The big girls and I went to Sunday Mass at the closest Western-rite church this weekend because of all the Nutcracker craziness. I always feel unsettled when I go to a church that isn't 'mine;' I don't belong. Perhaps visitors to our missions also feel this way...
Humility- I whisper to myself. I always feel like people are looking at me, sympathetic that I am going to Mass alone with four children. I bet they imagine my husband is reading the Sunday paper in bed. I want to shout- my husband actually left early to replace the ill priest for a different community. He'll celebrate their Liturgy and then our mission's Liturgy until the priest is better. With God's mercy, the ill priest will be better before Christmas.
We frequently go to Mass at the hospital, but that is a speedy daily Mass and the chapel has no kneelers, so the Mass itself is as simple as it gets. A Sunday Mass is different. I always forget that we aren't supposed to kneel after receiving the Eucharist, so I stay kneeling. I worry that I am distracting the believers with my 'backwards' sign of the cross. I hope that everyone has the eyes on their own work. My girls are shocked when altar girls come up the aisle and admonish them to stop judging- even though I disagree with the concept of altar girls. My girls are doubly shocked to see a girl friend who used to faithfully attend the Byzantine Liturgy being an altar server at this church. They left our mission when my husband allowed the people to sing the old country anthem on a holiday during coffee and donuts; they insisted my husband was a liberal.
This parish has three priests and two deacons. They do a lot of good works and have lots of groups involved in the pro-life movement. All of their Sunday Masses are packed. I am sure that some of my misgivings are simply sins of jealousy that I need to confess- to one of the priests at this parish since I don't confess to my husband. I am jealous that we are so small and that people who identify themselves as Byzantine Catholic have never even visited us.
The parish has the trappings of a modern church- clapping after the kids' choir rendition of "Soon and Very Soon" is finished, girl altar servers, lay people opening the tabernacle and distributing the Eucharist (the Blood being poured by a lay person from the priest's chalice into clear glass goblets), and a children's liturgy where they take the children out during the Liturgy of the Word. These things are disturbing to me.

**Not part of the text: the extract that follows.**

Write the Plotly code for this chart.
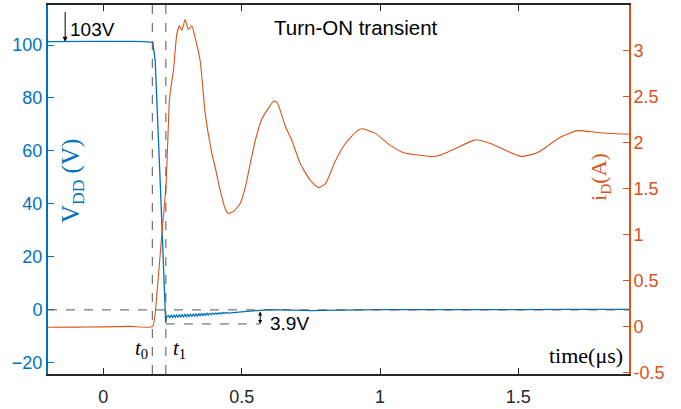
import plotly.graph_objects as go

# ---------------- data ----------------
t_vdd = [-0.20, -0.15, -0.10, -0.05, 0.00, 0.05, 0.10, 0.15, 0.1787, 0.1875, 0.1995, 0.2082, 0.2124, 0.2254, 0.2290,
         0.235, 0.240, 0.245, 0.250, 0.255, 0.260, 0.265, 0.270, 0.275, 0.280, 0.285, 0.290, 0.295, 0.300, 0.305, 0.310,
         0.315, 0.320, 0.325, 0.330, 0.335, 0.340, 0.345, 0.350, 0.355, 0.360, 0.365, 0.370, 0.375, 0.380, 0.385, 0.390,
         0.395, 0.400, 0.405, 0.410, 0.415, 0.420, 0.425, 0.430, 0.435, 0.440, 0.445, 0.450, 0.455, 0.460,
         0.48, 0.50, 0.53, 0.56, 0.60, 0.65, 0.70, 0.75, 0.80, 0.90, 1.00, 1.10, 1.30, 1.50, 1.70, 1.90]
v_dd = [101.3, 101.4, 101.5, 101.4, 101.4, 101.5, 101.4, 101.3, 101.0, 94.0, 67.0, 41.5, 30.0, -4.9, -2.5,
        -2.1, -2.9, -2.0, -2.9, -1.9, -2.8, -1.9, -2.8, -1.8, -2.7, -1.8, -2.6, -1.7, -2.6, -1.7, -2.5,
        -1.6, -2.4, -1.6, -2.3, -1.5, -2.3, -1.5, -2.2, -1.4, -2.1, -1.4, -2.0, -1.3, -1.9, -1.3, -1.8,
        -1.2, -1.7, -1.2, -1.6, -1.1, -1.5, -1.1, -1.4, -1.0, -1.3, -1.0, -1.2, -1.0, -1.1,
        -0.9, -0.7, -0.4, -0.1, 0.1, 0.0, -0.2, -0.3, -0.2, 0.0, 0.1, 0.1, 0.0, 0.1, 0.2, 0.2]

t_id = [-0.20, -0.10, 0.00, 0.10, 0.1773, 0.1947, 0.2114, 0.2269, 0.2389, 0.2476, 0.2533, 0.2657, 0.2751, 0.2838,
        0.2957, 0.3076, 0.3199, 0.3319, 0.3500, 0.3681, 0.3923, 0.4043, 0.4224, 0.4405, 0.4524, 0.4620, 0.4705,
        0.4948, 0.5129, 0.5310, 0.5490, 0.5733, 0.5914, 0.6153, 0.6276, 0.6576, 0.6819, 0.7119, 0.7481, 0.7771,
        0.8024, 0.8386, 0.8748, 0.9182, 0.9363, 0.9833, 1.0376, 1.0858, 1.2005, 1.2548, 1.3453, 1.3996, 1.5082,
        1.5686, 1.6529, 1.7134, 1.7857, 1.9001]
i_d = [-0.01, -0.008, -0.005, 0.0, 0.0, 0.40, 1.00, 1.55, 2.46, 2.67, 2.78, 3.18, 3.27, 3.22,
       3.34, 3.23, 3.27, 3.14, 2.89, 2.32, 1.88, 1.73, 1.48, 1.28, 1.23, 1.24, 1.25,
       1.34, 1.51, 1.77, 2.02, 2.26, 2.35, 2.45, 2.44, 2.18, 2.02, 1.77, 1.59, 1.51,
       1.55, 1.80, 1.99, 2.13, 2.15, 2.10, 1.97, 1.89, 1.85, 1.91, 2.03, 1.99, 1.85,
       1.89, 2.06, 2.13, 2.11, 2.09]

x_ticks = [0, 0.5, 1, 1.5]
x_ticklabels = ["0", "0.5", "1", "1.5"]
y1_ticks = [-20, 0, 20, 40, 60, 80, 100]
y2_ticks = [-0.5, 0, 0.5, 1, 1.5, 2, 2.5, 3]
y2_ticklabels = ["-0.5", "0", "0.5", "1", "1.5", "2", "2.5", "3"]

T0, T1 = 0.177, 0.226          # switching instants
V_MIN = -5.3                   # undershoot level
T_MEAS = 0.567                 # where the 3.9V undershoot is marked

BLUE = "#0072BD"
ORANGE = "#D95319"
DARK = "#262626"
SANS = "Liberation Sans, Arial, sans-serif"
SERIF = "Liberation Serif, Times New Roman, serif"

fig = go.Figure()
fig.add_trace(go.Scatter(x=t_vdd, y=v_dd, mode="lines", line=dict(color=BLUE, width=1.3),
                         yaxis="y", showlegend=False, hoverinfo="skip"))
fig.add_trace(go.Scatter(x=t_id, y=i_d, mode="lines", line=dict(color=ORANGE, width=1.1, shape="spline", smoothing=0.5),
                         yaxis="y2", showlegend=False, hoverinfo="skip"))

dash = dict(color="#555555", width=1, dash="dash")
fig.add_shape(type="line", xref="x", yref="paper", x0=T0, x1=T0, y0=0, y1=1, line=dash, layer="above")
fig.add_shape(type="line", xref="x", yref="paper", x0=T1, x1=T1, y0=0, y1=1, line=dash, layer="above")
fig.add_shape(type="line", xref="paper", yref="y", x0=0, x1=1, y0=0, y1=0, line=dash, layer="above")
fig.add_shape(type="line", xref="x", yref="y", x0=T1, x1=T_MEAS, y0=V_MIN, y1=V_MIN, line=dash, layer="above")

anns = [
    dict(x=-0.138, y=101.2, ax=-0.138, ay=113, xref="x", yref="y", axref="x", ayref="y",
         showarrow=True, arrowhead=2, arrowsize=1, arrowwidth=1, arrowcolor="black", text=""),
    dict(x=-0.128, y=105.8, xref="x", yref="y", text="103V", showarrow=False, xanchor="left", yanchor="middle",
         font=dict(family=SANS, size=19, color="black")),
    dict(x=0.915, y=0.94, xref="x", yref="paper", text="Turn-ON transient", showarrow=False,
         xanchor="center", yanchor="middle", font=dict(family=SANS, size=20.5, color="black")),
    dict(x=T_MEAS, y=V_MIN, ax=T_MEAS, ay=0, xref="x", yref="y", axref="x", ayref="y",
         showarrow=True, arrowhead=2, startarrowhead=2, arrowside="end+start", arrowsize=0.8,
         arrowwidth=1, arrowcolor="black", text=""),
    dict(x=0.596, y=V_MIN, xref="x", yref="y", text="3.9V", showarrow=False, xanchor="left", yanchor="middle",
         font=dict(family=SANS, size=19, color="black")),
    dict(x=0.139, y=0.068, xref="x", yref="paper", text="<i>t</i><sub>0</sub>", showarrow=False,
         xanchor="center", yanchor="middle", font=dict(family=SERIF, size=21, color="black")),
    dict(x=0.276, y=0.068, xref="x", yref="paper", text="<i>t</i><sub>1</sub>", showarrow=False,
         xanchor="center", yanchor="middle", font=dict(family=SERIF, size=21, color="black")),
    dict(x=0.993, y=0.049, xref="paper", yref="paper", text="time(μs)", showarrow=False, xanchor="right",
         yanchor="middle", font=dict(family=SERIF, size=22, color="black")),
    dict(x=0.0413, y=0.523, xref="paper", yref="paper", text="V<sub>DD</sub> (V)", showarrow=False,
         xanchor="center", yanchor="middle", textangle=-90, font=dict(family=SERIF, size=25, color=BLUE)),
    dict(x=0.950, y=0.534, xref="paper", yref="paper", text="i<sub>D</sub>(A)", showarrow=False,
         xanchor="center", yanchor="middle", textangle=-90, font=dict(family=SERIF, size=22, color=ORANGE)),
]

fig.update_layout(
    width=681, height=409,
    margin=dict(l=48, r=52, t=5, b=35, autoexpand=False),
    paper_bgcolor="white", plot_bgcolor="white",
    annotations=anns,
    xaxis=dict(range=[-0.2, 1.9], tickvals=x_ticks, ticktext=x_ticklabels, ticks="inside", ticklen=6,
               tickwidth=1.2, tickcolor=DARK, showline=True, linecolor=DARK, linewidth=2, mirror="ticks",
               showgrid=False, zeroline=False, automargin=False, ticklabelstandoff=5,
               tickfont=dict(family=SANS, size=18, color=DARK)),
    yaxis=dict(range=[-24.2, 115.1], tickvals=y1_ticks, ticks="inside", ticklen=6, tickwidth=1.2,
               tickcolor=BLUE, showline=True, linecolor=BLUE, linewidth=2, showgrid=False, zeroline=False,
               automargin=False, tickfont=dict(family=SANS, size=18, color=BLUE)),
    yaxis2=dict(range=[-0.518, 3.497], tickvals=y2_ticks, ticktext=y2_ticklabels, overlaying="y", side="right",
                ticks="inside", ticklen=6, tickwidth=1.2, tickcolor=ORANGE, showline=True, linecolor=ORANGE,
                linewidth=2, showgrid=False, zeroline=False, automargin=False, ticklabelstandoff=-1,
                tickfont=dict(family=SANS, size=18, color=ORANGE)),
)

fig.write_html("out.html", config={"displayModeBar": False},
               post_script="document.body.style.margin='0';document.body.style.overflow='hidden';")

But the lay reader was reverent during the readings, and the homily was dynamic, yet a hard-core teaching directly related to the Gospel. The tabernacle is in the center, and there is a beautiful crucifix as a focal point in the modern construction. There are normal confessionals and there are Knights of Columbus as ushers that also stay close to the Eucharist distributors to eliminate desecration.
It was a bit discombobulating, but God was there and we were blessed to be there.